Women at Work: Are We Happier?Kathleen Celmins
LinkedIn did a study about women at work. What do we want? Are we happier? Below is an infographic with the results.
I got the chance to speak with the LinkedIn Career expert, Nicole Williams, and here’s what I learned.
When they asked, “what do women want at work?” they were surprised that the majority of women are more interested in flexibility than power and prestige. The numbers have changed, even in the last four years, which surprised Williams.
Williams thinks it can be attributed to the fact that today, women understand that money isn’t everything. Nor is power. They’re coming to realize that their most valuable commodity is time.
Time does not Equal Money Anymore
The definition of success for women is changing, too. Now it means being able to not only just support but spend time with their families. Because time is worth more than money.
Women are Less Afraid to Ask for Comparable Pay
Williams also mentioned that women today are better negotiators. So, instead of being frustrated that they’re not getting paid the same as their (male) peers, they simply negotiate salaries that make them feel more like they’re on equal footing. They are no longer as dissatisfied with their pay scale.

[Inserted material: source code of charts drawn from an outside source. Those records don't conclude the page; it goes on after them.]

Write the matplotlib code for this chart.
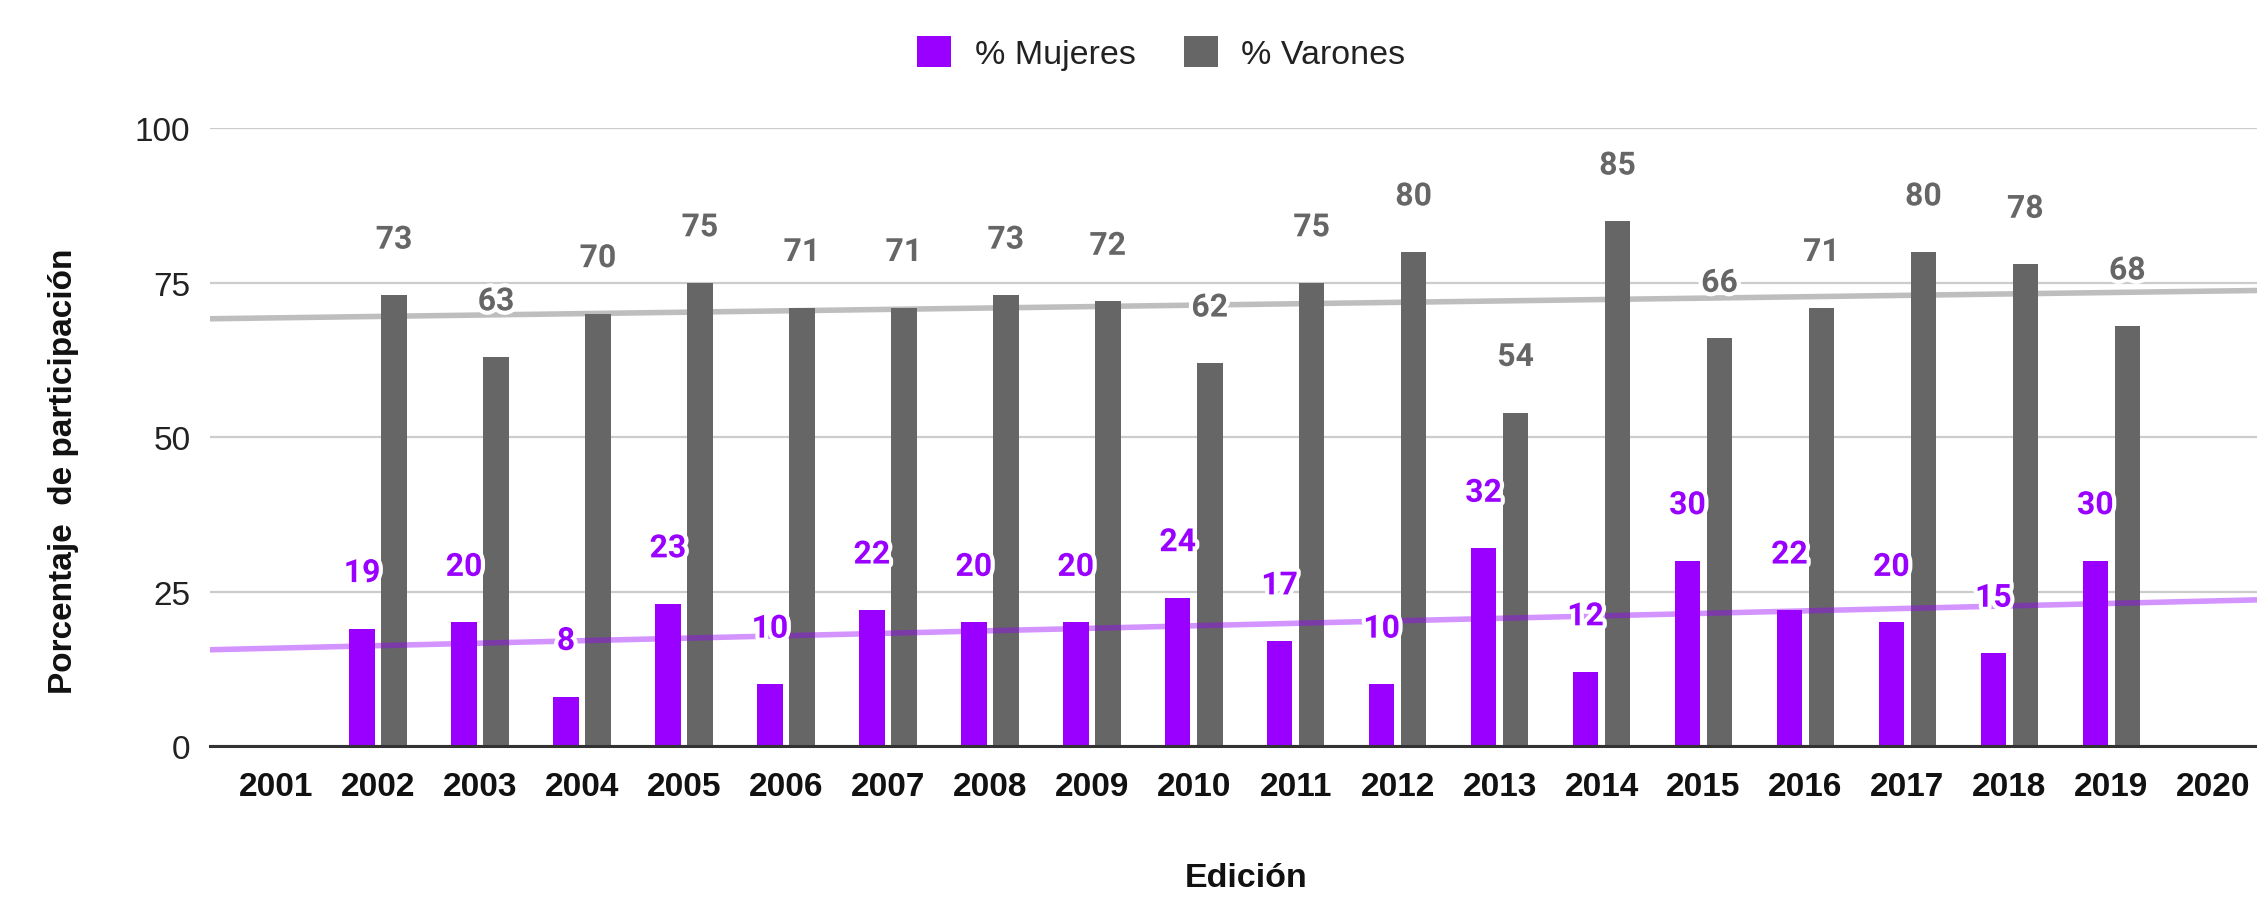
import numpy as np
import matplotlib.pyplot as plt
import matplotlib.patheffects as pe

# === Data ===
years = [str(y) for y in range(2001, 2021)]
# editions with data: 2002..2019 (2001 and 2020 empty)
mujeres = [None, 19, 20, 8, 23, 10, 22, 20, 20, 24, 17, 10, 32, 12, 30, 22, 20, 15, 30, None]
varones = [None, 73, 63, 70, 75, 71, 71, 73, 72, 62, 75, 80, 54, 85, 66, 71, 80, 78, 68, None]

# === Style ===
c_muj = '#9900ff'
c_var = '#666666'
bar_w = 0.25
off = 0.157
label_gap = 9  # label centre above the bar top, in data units
x_pad = 0.65   # empty space left/right of the first/last category

fig = plt.figure(figsize=(22.57, 9.03), dpi=100)
# right edge goes past the figure, the reference is cropped there
ax = fig.add_axes([0.093, 0.1728, 0.917, 0.6838])

x = np.arange(len(years))
m = np.array([np.nan if v is None else v for v in mujeres], dtype=float)
v = np.array([np.nan if v is None else v for v in varones], dtype=float)

ax.bar(x - off, m, width=bar_w, color=c_muj, zorder=3, label='% Mujeres')
ax.bar(x + off, v, width=bar_w, color=c_var, zorder=3, label='% Varones')

# linear trend lines across the whole axis (semi transparent, drawn over bars)
xx = np.array([-x_pad, len(years) - 1 + x_pad])
for vals, col in [(m, c_muj), (v, c_var)]:
    ok = ~np.isnan(vals)
    k, b = np.polyfit(x[ok], vals[ok], 1)
    ax.plot(xx, k * xx + b, color=col, alpha=0.42, lw=4, zorder=4, solid_capstyle='butt')

# value labels with white halo
halo = [pe.withStroke(linewidth=6, foreground='white')]
for vals, dx, col in [(m, -off, c_muj), (v, off, c_var)]:
    for i, val in enumerate(vals):
        if np.isnan(val):
            continue
        ax.text(i + dx, val + label_gap, f'{int(val)}', ha='center', va='center',
                fontsize=23, fontweight='bold', color=col, family='Roboto',
                path_effects=halo, zorder=6)

ax.set_xlim(-x_pad, len(years) - 1 + x_pad)
ax.set_ylim(0, 100)
ax.set_yticks([0, 25, 50, 75, 100])
ax.set_xticks(x)
ax.set_xticklabels(years, fontsize=24, fontweight='bold', family='Liberation Sans', color='#111111')
for t in ax.get_yticklabels():
    t.set_fontsize(24)
    t.set_family('Liberation Sans')
    t.set_color('#222222')
ax.tick_params(axis='both', length=0)
ax.tick_params(axis='x', pad=18)
ax.tick_params(axis='y', pad=14)

ax.grid(axis='y', color='#cccccc', lw=1.6, zorder=0)
for s in ['top', 'right', 'left']:
    ax.spines[s].set_visible(False)
ax.spines['bottom'].set_color('#333333')
ax.spines['bottom'].set_linewidth(2.2)
ax.spines['bottom'].set_zorder(5)

fig.text(0.028, 0.478, 'Porcentaje  de participación', rotation=90, ha='center', va='center',
         fontsize=24, fontweight='bold', family='Liberation Sans', color='#111111')
fig.text(0.552, 0.0266, 'Edición', ha='center', va='center',
         fontsize=24.5, fontweight='bold', family='Liberation Sans', color='#111111')

fig.legend(loc='center', bbox_to_anchor=(0.5146, 0.94), ncol=2, frameon=False,
           prop={'family': 'Liberation Sans', 'size': 24.5}, labelcolor='#222222',
           handlelength=1.0, handleheight=1.0, columnspacing=1.4, handletextpad=0.7)

plt.savefig('out.png', dpi=100)
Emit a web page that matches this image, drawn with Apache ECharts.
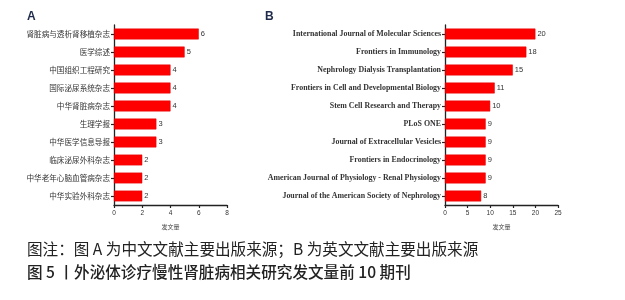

Women Don’t Think Kids will Negatively Impact Their Career
The study showed that 69% of women who do not yet have children do not think that their careers will be negatively affected by their decision to have a family.
Women are Happier
This is a positive study. Women are happy and thriving in today’s workplace. Women are stronger and more competent. And today’s woman understands that she has a lot of opportunities.
At the end of our conversation, I asked Williams if the results of the study were reflected in her own life. She said yes, she noticed a switch herself. Four years ago she was chasing power and prestige and now, she has a family, and that changed her views, redefined her why, and she understands what she gives up in exchange for money. She’s happier, more satisfied, and no longer interested in power.